Avoada

“Oh, pedaço de mim
Oh, metade arrancada de mim
Leva o vulto teu
Que a saudade é o revés de um parto
A saudade é arrumar o quarto
Do filho que já morreu”
Chico Buarque

Avoada (2018) é daqueles filmes cuja temática oblitera, em parte, a forma. Os relatos de mães pretas e pobres, moradoras de periferia, que perderam seus filhos para a violência das forças policiais (e para o racismo estrutural que as alicerça) ganham um relevo central — e é inescapável ser arrebatado pelas histórias e ter empatia pela dor dessas mulheres.

Apesar de contar uma história que se repte, com um recorte social recorrente, a abordagem do documentário não é óbvia nem apelativa. Só por isso o filme já tem muito mérito, mas ele vai além: constrói uma linha narrativa entre as histórias, as situa social, geográfica e tematicamente, bem como traça alegorias sobre a cultura e as estruturas que perpetuam os assassinatos de pessoas negras, pobres e periféricas.

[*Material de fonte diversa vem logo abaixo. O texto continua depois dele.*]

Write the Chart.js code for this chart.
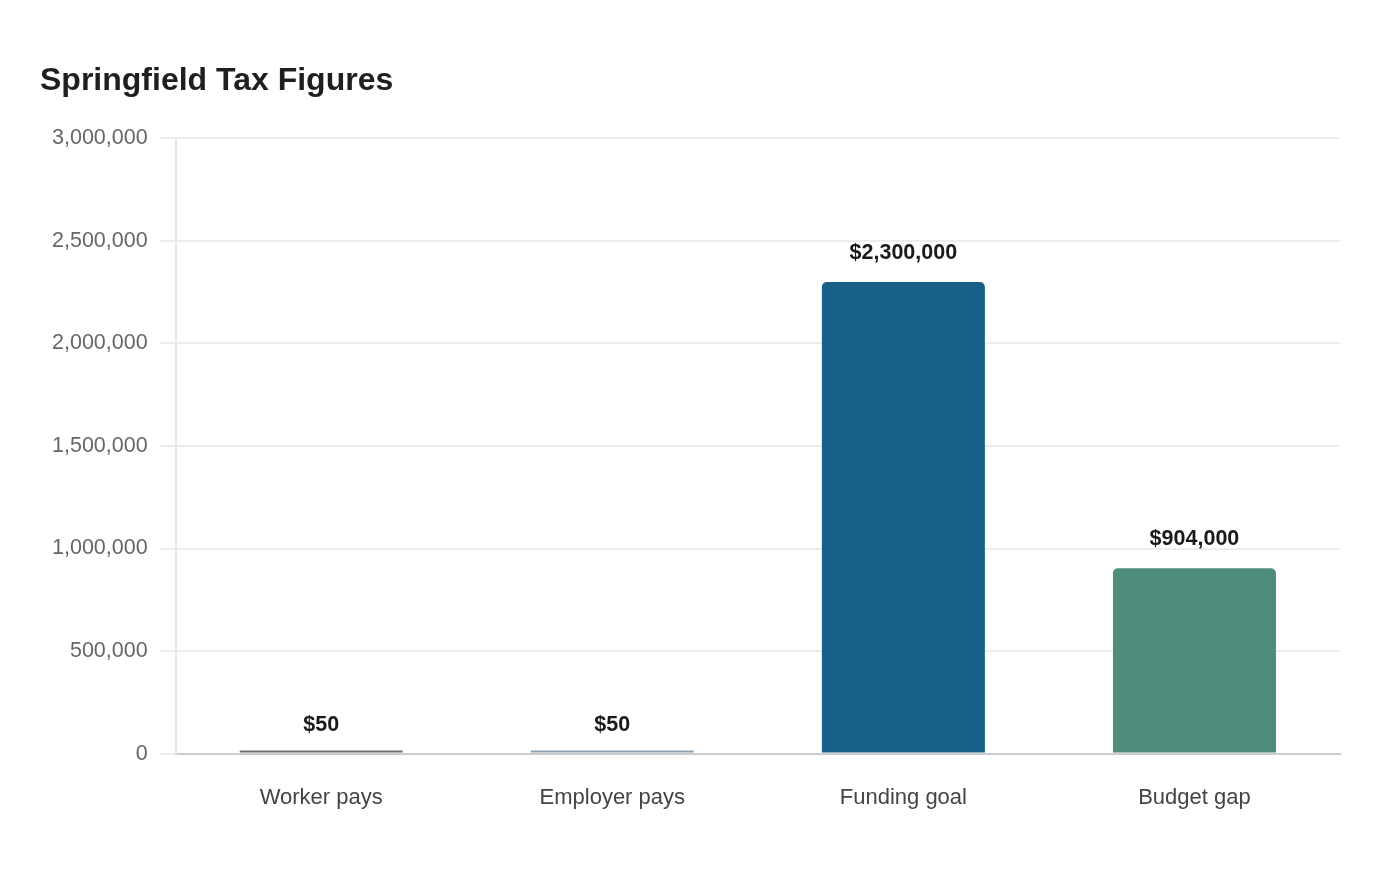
<!DOCTYPE html>
<html>
<head>
<meta charset="utf-8">
<script src="https://cdn.jsdelivr.net/npm/chart.js@4"></script>
<style>
  html, body { margin: 0; padding: 0; background: #fff; }
  #c { display: block; }
</style>
</head>
<body>
<canvas id="c" width="1400" height="880"></canvas>
<script>
const categories = ["Worker pays", "Employer pays", "Funding goal", "Budget gap"];
const amounts = [50, 50, 2300000, 904000];
const barColors = ["#6e6e6e", "#8aa2b3", "#176087", "#4e8c7b"];
const yTicks = [0, 500000, 1000000, 1500000, 2000000, 2500000, 3000000];

const FONT = "'Liberation Sans', Arial, sans-serif";

// value labels above each bar, placed from the y scale (not the min bar length)
const valueLabels = {
  id: "valueLabels",
  afterDatasetsDraw(chart) {
    const ctx = chart.ctx;
    const meta = chart.getDatasetMeta(0);
    const y = chart.scales.y;
    ctx.save();
    ctx.font = "bold 21.5px " + FONT;
    ctx.fillStyle = "#1a1a1a";
    ctx.textAlign = "center";
    ctx.textBaseline = "middle";
    meta.data.forEach((bar, i) => {
      ctx.fillText("$" + amounts[i].toLocaleString("en-US"), bar.x, y.getPixelForValue(amounts[i]) - 29);
    });
    ctx.restore();
  }
};

new Chart(document.getElementById("c"), {
  type: "bar",
  data: {
    labels: categories,
    datasets: [{
      data: amounts,
      backgroundColor: barColors,
      borderRadius: 5,
      minBarLength: 3,
      barPercentage: 0.7,
      categoryPercentage: 0.8
    }]
  },
  options: {
    responsive: false,
    animation: false,
    layout: { padding: { left: 40, right: 60, top: 62, bottom: 38 } },
    plugins: {
      legend: { display: false },
      tooltip: { enabled: false },
      title: {
        display: true,
        text: "Springfield Tax Figures",
        align: "start",
        color: "#1f1f1f",
        font: { family: FONT, size: 32, weight: "bold" },
        padding: { top: 0, bottom: 38 }
      }
    },
    scales: {
      x: {
        grid: { display: false, drawTicks: false },
        border: { color: "#cccccc", width: 2 },
        ticks: {
          color: "#444444",
          font: { family: FONT, size: 22 },
          padding: 31
        }
      },
      y: {
        min: 0,
        max: 3000000,
        afterBuildTicks(axis) { axis.ticks = yTicks.map(v => ({ value: v })); },
        grid: { color: "#ececec", lineWidth: 2, tickLength: 16 },
        border: { color: "#e6e6e6", width: 2 },
        ticks: {
          color: "#666666",
          font: { family: FONT, size: 21.5 },
          padding: 12,
          callback: v => v.toLocaleString("en-US")
        }
      }
    }
  },
  plugins: [valueLabels]
});
</script>
</body>
</html>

A voz e o depoimento das mães perpassam a narrativa de um modo que presentifica a figura dos filhos mortos e a lacuna impreenchível que eles deixaram. Eles não são mais só estatísticas de violência ou nomes aleatórios em matérias e reportagens policiais, são garotas e garotos com história, rostos, gostos, singularidades; muito diferentes entre si, mas com um traço em comum: são jovens pobres e negros, e essa condição foi a sentença que os tornou alvo e vítimas de uma necropolítica em curso.

A narrativa do documentário, usando o recurso de montagem intercalada, às vezes paralela, vai situando as histórias num ritmo equilibrado, para que se conheça as personagens e, gradativamente, se vá acessando detalhes e tomando ciência da barbárie instituída no Estado de Exceção paralelo que ceifou e ceifa vidas de crianças, adolescentes e jovens.

O filme traz apenas um segmento de ficção que aparece interligado às histórias reais: dois meninos, um branco e um negro. Alheios a toda estrutura social, brincam livres no resquício de liberdade que a infância reserva. A ludicidade, entretanto, é entrecortada pela tensão de que algo ruim está para eclodir: assim como a culminância dos casos factuais, o desfecho da encenação é simbólico e sintomático de como, até quando atravessados pela inocência, os casos de mortes de jovens pretos refletem o racismo estrutural.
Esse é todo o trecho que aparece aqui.